You might want to set the logging level for :code:`ngtt` to :code:`ERROR`, since it will spam with
different messages up to :code:`WARNING` in severity for it's normal operation.

Threads
-------

:class:`~rapid.client.SMOKDevice` spawns 4 threads to help it out with it's chores. They are as follows:

* :code:`CommunicatorThread` handles communication with the SMOK server, and following things:
    * reading macros (tasks to be executed in the future)
    * synchronizes :ref:`BAOBs`
    * fetches orders to execute on :code:`OrderExecutorThread`
    * synchronizes pathpoints and sensors
    * synchronizes and executes :ref:`predicates`
* :code:`ArchivingAndMacroThread` takes care of reading the pathpoints that are archived,
  about executing macros, and synchronizes the metadata in the background.
* :code:`OrderExecutorThread` handles the loop executing orders.
* :code:`LogPublisherThread` handles publishing your logs to the SMOK server

:class:`~smok.client.SMOKDevice` also creates 2 temporary files which will hold the device
certificate and private key, if the certificate and private key is given not as a path to file,
but as raw :code:`bytes` data. . These are cleaned up on :meth:`~smok.client.SMOKDevice.close`.

.. note:: You can opt not to launch first three threads. The log publisher thread will always start.

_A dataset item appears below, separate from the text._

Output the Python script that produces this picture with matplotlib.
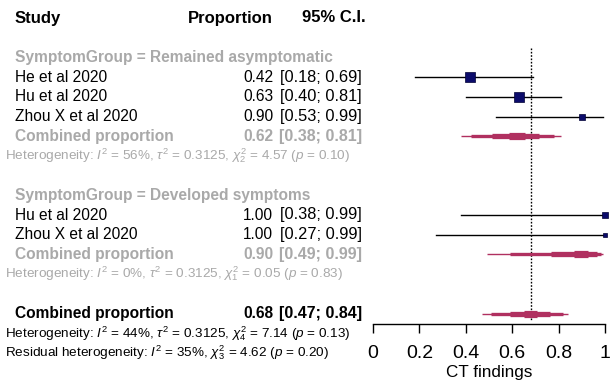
import numpy as np
import matplotlib.pyplot as plt
import matplotlib.transforms as mtransforms

plt.rcParams['font.family'] = 'Liberation Sans'
plt.rcParams['mathtext.fontset'] = 'custom'
plt.rcParams['mathtext.rm'] = 'Liberation Sans'
plt.rcParams['mathtext.it'] = 'Liberation Sans:italic'
plt.rcParams['mathtext.bf'] = 'Liberation Sans:bold'

# ---- data ----
group_names = ['SymptomGroup = Remained asymptomatic', 'SymptomGroup = Developed symptoms']
studies = [['He et al 2020', 'Hu et al 2020', 'Zhou X et al 2020'],
           ['Hu et al 2020', 'Zhou X et al 2020']]
props = [[0.42, 0.63, 0.90], [1.00, 1.00]]
lower = [[0.18, 0.40, 0.53], [0.38, 0.27]]
upper = [[0.69, 0.81, 0.99], [0.99, 0.99]]
weights = [[30, 38, 13], [10, 9]]

group_est = [0.62, 0.90]
group_lo = [0.38, 0.49]
group_hi = [0.81, 0.99]
group_het = [r'Heterogeneity: $I^2$ = 56%, $\tau^2$ = 0.3125, $\chi^2_2$ = 4.57 ($p$ = 0.10)',
             r'Heterogeneity: $I^2$ = 0%, $\tau^2$ = 0.3125, $\chi^2_1$ = 0.05 ($p$ = 0.83)']

overall_est, overall_lo, overall_hi = 0.68, 0.47, 0.84
overall_het = r'Heterogeneity: $I^2$ = 44%, $\tau^2$ = 0.3125, $\chi^2_4$ = 7.14 ($p$ = 0.13)'
resid_het = r'Residual heterogeneity: $I^2$ = 35%, $\chi^2_3$ = 4.62 ($p$ = 0.20)'

xticks = [0, 0.2, 0.4, 0.6, 0.8, 1]
xticklabels = ['0', '0.2', '0.4', '0.6', '0.8', '1']

# ---- style ----
W, H = 613, 382
row0, drow = 18, 19.7
grey = '#a9a9a9'
navy = '#0b0b6b'
maroon = '#b03060'
fs = 11.2
fs_ci = 11.8
fs_het = 9.7

fig = plt.figure(figsize=(W / 100, H / 100), dpi=100)
ax = fig.add_axes([373 / W, 0, 232 / W, 1])
ax.set_xlim(0, 1)
ax.set_ylim((H - row0) / drow, -row0 / drow)
ax.patch.set_visible(False)
for s in ['top', 'right', 'left']:
    ax.spines[s].set_visible(False)
ax.set_yticks([])

# text columns: x in pixels, y in rows
tr = mtransforms.blended_transform_factory(
    mtransforms.Affine2D().scale(1 / W, 1) + fig.transFigure, ax.transData)
x_name, x_het, x_prop, x_ci = 15, 5, 273, 280


def text_row(x, y, s, **kw):
    kw.setdefault('fontsize', fs)
    ax.text(x, y, s, transform=tr, va='center', clip_on=False, **kw)


text_row(x_name, 0, 'Study', fontweight='bold', fontsize=fs + 0.8)
text_row(x_prop, 0, 'Proportion', fontweight='bold', ha='right', fontsize=fs + 0.8)
text_row(302, 0, '95% C.I.', fontweight='bold', fontsize=fs + 0.8)


def draw_pooled(y, est, lo, hi):
    # layered band shrinking around the estimate (logit scale)
    lg = lambda p: np.log(p / (1 - p))
    il = lambda z: 1 / (1 + np.exp(-z))
    c, a, b = lg(est), lg(lo), lg(hi)
    for frac, lw in [(1.0, 1.0), (0.82, 2.4), (0.45, 3.8), (0.15, 5.2)]:
        ax.plot([il(c - frac * (c - a)), il(c + frac * (b - c))], [y, y],
                color=maroon, lw=lw, solid_capstyle='butt', zorder=3)


row = 2
for g in range(len(group_names)):
    text_row(x_name, row, group_names[g], color=grey, fontweight='bold')
    row += 1
    for i, name in enumerate(studies[g]):
        text_row(x_name, row, name)
        text_row(x_prop, row, f'{props[g][i]:.2f}', ha='right')
        text_row(x_ci, row, f'[{lower[g][i]:.2f}; {upper[g][i]:.2f}]', fontsize=fs_ci)
        ax.plot([lower[g][i], upper[g][i] if props[g][i] < 1 else 1.0], [row, row],
                color='black', lw=1.0, zorder=2, clip_on=False)
        ax.plot(props[g][i], row, marker='s', color=navy, mec='#000033', mew=0.5,
                ms=1.2 * np.sqrt(weights[g][i]), zorder=4, clip_on=False)
        row += 1
    text_row(x_name, row, 'Combined proportion', color=grey, fontweight='bold')
    text_row(x_prop, row, f'{group_est[g]:.2f}', color=grey, fontweight='bold', ha='right')
    text_row(x_ci - 1, row, f'[{group_lo[g]:.2f}; {group_hi[g]:.2f}]', color=grey,
             fontweight='bold', fontsize=fs_ci - 0.3)
    draw_pooled(row, group_est[g], group_lo[g], group_hi[g])
    row += 1
    text_row(x_het, row, group_het[g], color=grey, fontsize=fs_het)
    row += 2

row = 15
text_row(x_name, row, 'Combined proportion', fontweight='bold')
text_row(x_prop, row, f'{overall_est:.2f}', fontweight='bold', ha='right')
text_row(x_ci - 1, row, f'[{overall_lo:.2f}; {overall_hi:.2f}]', fontweight='bold',
         fontsize=fs_ci - 0.3)
draw_pooled(row, overall_est, overall_lo, overall_hi)
text_row(x_het, row + 1, overall_het, fontsize=fs_het)
text_row(x_het, row + 2, resid_het, fontsize=fs_het)

# reference line at pooled estimate
ax.plot([overall_est, overall_est], [1.5, 15.35], color='black', lw=1.0,
        ls=(0, (1.2, 1.2)), zorder=1)

# x axis
ax.spines['bottom'].set_position(('data', (324 - row0) / drow))
ax.spines['bottom'].set_linewidth(1.0)
ax.set_xticks(xticks)
ax.set_xticklabels(xticklabels, fontsize=14)
ax.tick_params(axis='x', direction='out', length=6.5, width=1.0, pad=8.5)
ax.text(0.5, (372 - row0) / drow, 'CT findings', ha='center', va='center',
        fontsize=12.3, transform=ax.transData)

fig.savefig('out.png', dpi=100)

.. warning:: This will fetch macros every 30 minutes, so don't schedule events to happen sooner
             than 30 minutes from now on, they are likely to be missed (but still will be executed).

Nearly all of the callbacks that you provide will be called in the context of one of aforementioned
threads. It will be documented which thread calls your callback.

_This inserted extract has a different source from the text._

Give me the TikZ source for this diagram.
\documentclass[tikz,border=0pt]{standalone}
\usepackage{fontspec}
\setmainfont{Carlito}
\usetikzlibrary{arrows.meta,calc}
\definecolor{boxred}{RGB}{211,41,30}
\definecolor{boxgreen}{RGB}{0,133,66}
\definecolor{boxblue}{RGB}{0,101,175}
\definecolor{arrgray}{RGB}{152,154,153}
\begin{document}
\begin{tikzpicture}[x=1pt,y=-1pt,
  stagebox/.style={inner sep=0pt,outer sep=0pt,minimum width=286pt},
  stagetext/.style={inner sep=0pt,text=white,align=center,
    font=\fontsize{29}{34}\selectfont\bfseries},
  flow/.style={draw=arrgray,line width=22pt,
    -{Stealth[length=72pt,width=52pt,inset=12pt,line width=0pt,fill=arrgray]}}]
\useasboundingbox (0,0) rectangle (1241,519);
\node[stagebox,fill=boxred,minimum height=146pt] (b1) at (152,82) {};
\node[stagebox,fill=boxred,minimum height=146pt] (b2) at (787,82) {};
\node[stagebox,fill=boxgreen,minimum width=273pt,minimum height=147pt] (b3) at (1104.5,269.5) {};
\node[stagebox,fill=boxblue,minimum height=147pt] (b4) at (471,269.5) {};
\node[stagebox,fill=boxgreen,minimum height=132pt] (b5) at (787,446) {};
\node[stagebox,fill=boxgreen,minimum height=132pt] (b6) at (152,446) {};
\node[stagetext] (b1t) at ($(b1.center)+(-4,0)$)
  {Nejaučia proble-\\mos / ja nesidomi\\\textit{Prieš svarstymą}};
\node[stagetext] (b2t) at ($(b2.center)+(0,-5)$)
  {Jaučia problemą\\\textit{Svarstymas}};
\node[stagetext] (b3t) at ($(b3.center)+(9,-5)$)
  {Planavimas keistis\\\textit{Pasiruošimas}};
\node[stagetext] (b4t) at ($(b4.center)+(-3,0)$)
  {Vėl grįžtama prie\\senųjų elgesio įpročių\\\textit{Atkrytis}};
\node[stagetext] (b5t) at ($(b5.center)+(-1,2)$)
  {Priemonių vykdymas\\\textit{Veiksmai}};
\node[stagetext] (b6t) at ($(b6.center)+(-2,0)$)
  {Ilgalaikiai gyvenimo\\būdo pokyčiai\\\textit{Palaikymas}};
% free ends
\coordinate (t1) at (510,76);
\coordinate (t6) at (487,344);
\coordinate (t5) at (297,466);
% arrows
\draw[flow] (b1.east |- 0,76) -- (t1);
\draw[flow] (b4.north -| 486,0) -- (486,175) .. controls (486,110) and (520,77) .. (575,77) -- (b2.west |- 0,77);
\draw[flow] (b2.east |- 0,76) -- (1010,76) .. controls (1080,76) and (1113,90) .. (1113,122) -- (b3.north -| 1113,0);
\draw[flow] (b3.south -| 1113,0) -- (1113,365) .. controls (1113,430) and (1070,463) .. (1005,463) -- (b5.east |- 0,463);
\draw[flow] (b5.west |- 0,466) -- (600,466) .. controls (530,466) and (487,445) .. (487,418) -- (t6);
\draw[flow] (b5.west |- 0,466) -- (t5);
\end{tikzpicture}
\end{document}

All metadata calls are blocking so far. Metadata is best utilized when there's an Internet uplink.
It is not advised, due to performance reasons, to use it locally.

List of basic classes
=====================

SMOKDevice
----------
.. autoclass:: smok.client.SMOKDevice
    :members:

Pathpoint
---------
.. autoclass:: smok.pathpoint.Pathpoint
    :members:

.. autoclass:: smok.pathpoint.ReparsePathpoint
    :members:

:code:`smok-client` will handle reparse pathpoints automatically for you, so you don't need
to concern yourself with them being called as part of
:meth:`smok.client.SMOKDevice.provide_unknown_pathpoint`.

Enums
-----
.. autoclass:: smok.pathpoint.AdviseLevel
    :members:


.. autoclass:: smok.basics.StorageLevel
    :members:


.. autoclass:: smok.basics.Environment
    :members:

Executing orders
----------------

If you want to read given pathpoint, just do the following:

.. code-block:: python

    read_order = pathpoint.read()
    sd.execute(read_order)

Note that any :class:`smok.pathpoint.orders.Section` is also a perfectly valid `Future`, so
you may cancel it and wait for it's result:

.. code-block:: python

    read_order.result()

Sadly, the completion of a Section just means that all orders have been executed, it bears
no relevance **how** they completed. You may even cancel it:

.. code-block:: python

    if read_order.cancel():
        print('Successfully cancelled')

Custom order-execution loop
---------------------------

If you want to write a custom order-execution loop, just override
:meth:`smok.client.SMOKDevice.execute_section`. It will accept a single argument of
:class:`~smok.pathpoint.orders.Section`, about which you can read up in :ref:`orders`.

You will also need to provide a method
:meth:`smok.client.SMOKDevice.sync_sections` to block until all orders from previous section
have been completed.

Both of these methods will be called by the `OrderExecutorThread`.